Ao se entregar «tomai e comei, isto é meu corpo que será entregue por vós; tomai e bebei…», o Senhor se doa como nosso alimento e bebida. O bispo que preside a Eucaristia se entrega a seu rebanho como bom pastor e se oferta pessoalmente: «tomai e comei, isto pé meu corpo que será entregue por vós; tomai e bebei…». O presbítero que preside a Eucaristia se oferece a seu povo sem restrições: «tomai e comei, isto é meu corpo que será entregue por vós; tomai e bebei….» Cada cristão que participa da Eucaristia também se entrega a seus irmãos como alimento: «tomai e comei, isto é meu corpo que será entregue por vós; tomai e bebei…

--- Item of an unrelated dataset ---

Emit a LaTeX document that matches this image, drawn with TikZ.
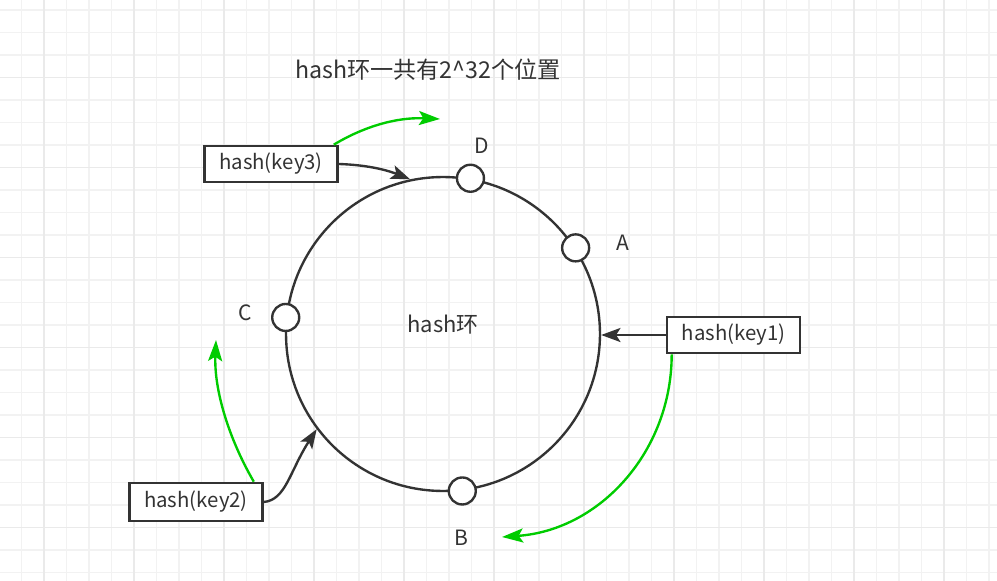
\documentclass[tikz,border=0pt]{standalone}
\usepackage{fontspec}
\setmainfont{Noto Sans CJK SC}
\usetikzlibrary{arrows.meta}
\definecolor{ink}{HTML}{333333}
\definecolor{grn}{HTML}{00CC00}
\definecolor{gridminor}{HTML}{F2F2F2}
\definecolor{gridmajor}{HTML}{EAEAEA}

\begin{document}
\begin{tikzpicture}[x=0.02cm, y=-0.02cm,
    keybox/.style={draw=ink, line width=1.5pt, fill=white, minimum width=2.66cm,
      minimum height=0.72cm, inner sep=0pt, text=ink, font=\fontsize{11.6}{14}\selectfont},
    slot/.style={circle, draw=ink, line width=1.35pt, fill=white, minimum size=0.54cm, inner sep=0pt},
    tag/.style={text=ink, inner sep=1pt, font=\fontsize{12}{14}\selectfont},
    hit/.style={ink, line width=1.35pt, -{Stealth[length=11pt, width=8pt, inset=2.5pt]}},
    walk/.style={grn, line width=1.35pt, -{Stealth[length=12pt, width=8pt, inset=2.5pt]}}]

\useasboundingbox (0,0) rectangle (997,581);

% Background grid
\foreach \i in {1,...,44}{
  \draw[gridminor, line width=0.6pt] ({-1+22.5*\i},0) -- ({-1+22.5*\i},581);
}
\foreach \i in {0,...,25}{
  \draw[gridminor, line width=0.6pt] (0,{10+22.5*\i}) -- (997,{10+22.5*\i});
}
\foreach \i in {0,...,10}{
  \draw[gridmajor, line width=0.6pt] ({44+90*\i},0) -- ({44+90*\i},581);
}
\foreach \i in {0,...,5}{
  \draw[gridmajor, line width=0.6pt] (0,{77.5+90*\i}) -- (997,{77.5+90*\i});
}

% Title
\node[tag, font=\fontsize{13.2}{15}\selectfont] (title) at (428,70) {hash环一共有2\^{}32个位置};

% The ring and its nodes
\node[circle, draw=ink, line width=1.35pt, minimum size=6.28cm, inner sep=0pt] (ring) at (443,334) {};
\node[tag, font=\fontsize{12.5}{14}\selectfont] (ringtxt) at (443,325) {hash环};

\foreach \n/\a in {D/80, A/33, C/174, B/277}{
  \node[slot] (s\n) at (ring.\a) {};
}
\node[tag] (tD) at (482,146) {D};
\node[tag] (tA) at (623,243) {A};
\node[tag] (tC) at (245,313) {C};
\node[tag] (tB) at (461,538) {B};

% Keys
\node[keybox] (key3) at (271,164) {hash(key3)};
\node[keybox] (key1) at (733.5,335) {hash(key1)};
\node[keybox, minimum height=0.76cm] (key2) at (196,502) {hash(key2)};

% Where each key lands on the ring
\draw[hit] (key1.west) -- (key1.west -| ring.east);
\draw[hit] (key3.east) .. controls +(32,1) and +(-20,-8) .. (ring.102);
\draw[hit] (key2.east) .. controls +(22,-2) and +(-27,42) .. (ring.217);

% Walking clockwise to the next node
\coordinate (g3) at (440,119);
\coordinate (g2) at (216,340);
\coordinate (g1) at (502,537);
\draw[walk] ([xshift=-0.1cm]key3.north east) .. controls +(28,-17) and +(-45,-2) .. (g3);
\draw[walk] ([xshift=-0.2cm]key2.north east) .. controls +(-25,-43) and +(-2,50) .. (g2);
\draw[walk] ([xshift=0.12cm]key1.south west) .. controls +(0,97) and +(98,-7) .. (g1);

\end{tikzpicture}
\end{document}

Todos unem-se profundamente nessa oferta total «tomai e comei, isto pé meu corpo que será entregue por vós; tomai e bebei…», tendo consciência de que se tornam uma coisa só com o Senhor, para sempre. Na hora da Comunhão dá-se a conseqüência final: todos os que se ofereceram «…será entregue…» tornam-se alimento no Senhor pois, ao ouvir «O Corpo de Cristo» sabem que estão recebendo o Senhor-Cabeça e seu Corpo/Igreja. Recebemos e trituramos (comei, em grego traghein=triturar) os que se nos ofertaram, sabendo que somos recebidos e triturados pelos que receberam nossa oferta. Tudo se torna uma única realidade, o Espírito faz resplandecer em cada um de nós a beleza dos que se alimentam desse alimento fruto de doação incondicional.

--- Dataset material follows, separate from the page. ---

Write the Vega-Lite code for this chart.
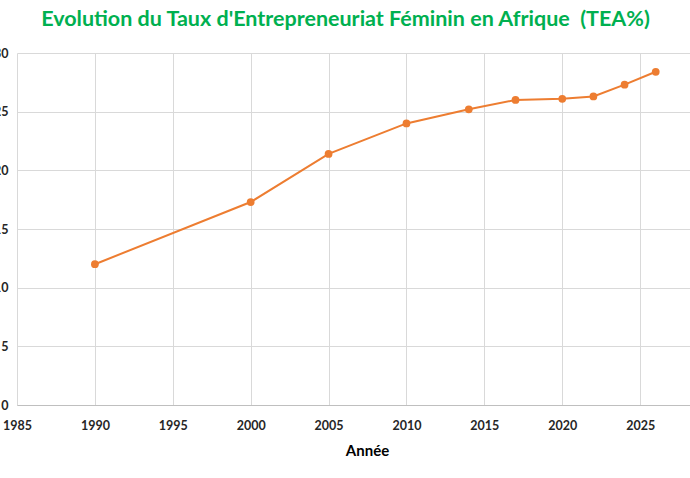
{
  "$schema": "https://vega.github.io/schema/vega-lite/v6.json",
  "description": "Evolution du taux d'entrepreneuriat feminin en Afrique",
  "autosize": {"type": "none"},
  "padding": {"left": 17, "top": 53, "right": 0, "bottom": 73},
  "width": 673,
  "height": 352,
  "background": "white",
  "title": {
    "text": "Evolution du Taux d'Entrepreneuriat Féminin en Afrique \u00a0(TEA%)",
    "font": "Lato",
    "fontSize": 21.5,
    "fontWeight": "bold",
    "color": "#00B050",
    "anchor": "middle",
    "dx": -8,
    "offset": 17
  },
  "data": {
    "values": [
      {"annee": 1990, "tea": 12.0},
      {"annee": 2000, "tea": 17.3},
      {"annee": 2005, "tea": 21.4},
      {"annee": 2010, "tea": 24.0},
      {"annee": 2014, "tea": 25.2},
      {"annee": 2017, "tea": 26.0},
      {"annee": 2020, "tea": 26.1},
      {"annee": 2022, "tea": 26.3},
      {"annee": 2024, "tea": 27.3},
      {"annee": 2026, "tea": 28.4}
    ]
  },
  "mark": {
    "type": "line",
    "color": "#ED7D31",
    "strokeWidth": 2,
    "point": {"filled": true, "size": 60, "color": "#ED7D31"}
  },
  "encoding": {
    "x": {
      "field": "annee",
      "type": "quantitative",
      "scale": {"domain": [1985, 2028.2], "nice": false, "zero": false},
      "axis": {
        "title": "Année",
        "values": [1985, 1990, 1995, 2000, 2005, 2010, 2015, 2020, 2025],
        "format": "d",
        "grid": true,
        "gridColor": "#D9D9D9",
        "domainColor": "#BFBFBF",
        "ticks": false,
        "labelFlush": false,
        "labelPadding": 14,
        "labelFont": "Lato",
        "labelFontSize": 12.5,
        "labelFontWeight": "bold",
        "labelColor": "#262626",
        "titleFont": "Lato",
        "titleFontSize": 15,
        "titleFontWeight": "bold",
        "titleColor": "#000000",
        "titleX": 350,
        "titleY": 50,
        "titleBaseline": "alphabetic"
      }
    },
    "y": {
      "field": "tea",
      "type": "quantitative",
      "scale": {"domain": [0, 30], "nice": false},
      "axis": {
        "title": null,
        "values": [0, 5, 10, 15, 20, 25, 30],
        "grid": true,
        "gridColor": "#D9D9D9",
        "domain": false,
        "ticks": false,
        "labelFlush": false,
        "labelPadding": 9,
        "labelFont": "Lato",
        "labelFontSize": 12.5,
        "labelFontWeight": "bold",
        "labelColor": "#262626"
      }
    }
  },
  "config": {"view": {"stroke": null}}
}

O Espírito Santo jorra no mundo a partir do cálice eucarístico: cada assembléia é um contínuo Pentecostes, todos são recriados e o mundo renovado, pois todos se recebem e se dão «em Cristo.»

Cada rosto celebrante é o rosto do Senhor e o rosto do irmão, em cada rosto humano contemplamos todos os rostos, dos que cantam, dos que gemem, dos que blasfemam e nosso rosto é a totalidade desses rostos. O reino dos rostos é o reino do Espírito: Cristo, tomando nossa carne fragilizada, devolve-a unida à sua carne transfigurada. A procissão eucarística é a procissão da multiplicidade dos rostos: chegam humanos, partem divinos. Só nos resta proclamar, adorando: «Tudo isso é mistério da fé!»